Rachel Weisz y Rachel McAdams construyen una de las dinámicas lésbicas más creíbles del cine reciente. Weisz encarna a una Ronit que ha aprendido a existir en el mundo exterior pero que regresa transformada, como una extranjera en su propia tierra. Su presencia desestabiliza sin esfuerzo; camina por el barrio ortodoxo con la seguridad de quien ya no necesita permiso para ocupar espacio.

McAdams, por su parte, borda a una Esti cuya aparente sumisión esconde una inteligencia feroz y una sensualidad contenida. Su interpretación es un ejercicio de sutileza: cada gesto reprimido, cada mirada furtiva construye el retrato de una mujer que ha aprendido a desear en silencio. Cuando finalmente explota, cuando se permite reclamar su propia historia, la transformación es seísmica.

La escena de amor entre ambas ha sido celebrada y analizada hasta el cansancio, pero merece atención no por su explicitud sino por su honestidad emocional. Lelio la filma como lo que es: un acto de rebelión, un momento de conexión auténtica en medio de un mundo de apariencias. No hay fetichización ni exotización; solo dos personas encontrándose en un espacio donde finalmente pueden ser ellas mismas.

Disobedience funciona también como un estudio sobre la transmisión generacional de la tradición y el momento en que esa transmisión se quiebra. La figura del padre muerto de Ronit planea sobre toda la narrativa como un juez ausente, y la película explora con inteligencia cómo el duelo puede convertirse en liberación.

Alessandro Nivola compone un Dovid complejo, un hombre genuinamente bueno atrapado entre su amor por Esti y su devoción a una tradición que no le permite entender las necesidades reales de su esposa. No es casualidad que el momento de mayor tensión llegue cuando él descubre la verdad: su reacción no es de furia machista sino de desconcierto genuino, el de alguien que se da cuenta de que ha estado viviendo una mentira sin saberlo.
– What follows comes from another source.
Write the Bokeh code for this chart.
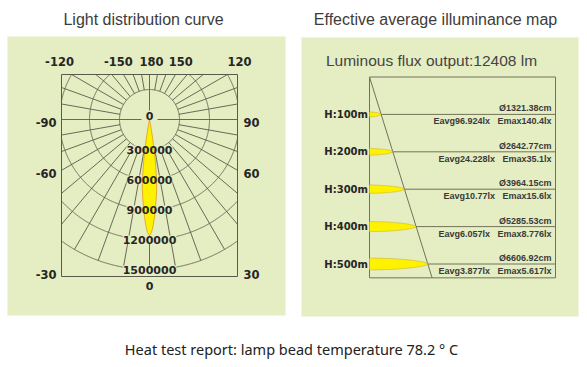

El judaísmo ortodoxo no es presentado como una fuerza únicamente opresiva. Lelio muestra también su belleza: los rituales del shabbat, las oraciones comunitarias, la sensación de pertenencia que ofrece la tradición. La tragedia de Ronit y Esti no es que vengan de una cultura malvada, sino que esa misma cultura que les dio identidad y comunidad no tiene espacio para lo que ellas son.

Al final, Disobedience es una película sobre la respiración. Sobre los espacios donde podemos expandir los pulmones y aquellos donde el aire se vuelve escaso. Ronit regresa a Nueva York, pero algo fundamental ha cambiado. Esti permanece en Londres, pero ya no como la misma persona que era al principio.

La decisión de Lelio de no ofrecer un final completamente cerrado ha irritado a algunos espectadores que esperaban resolución definitiva. Pero la vida rara vez ofrece finales limpios, especialmente cuando se trata de amor, tradición y identidad. Disobedience tiene la honestidad de reconocer que algunas preguntas no tienen respuestas sencillas.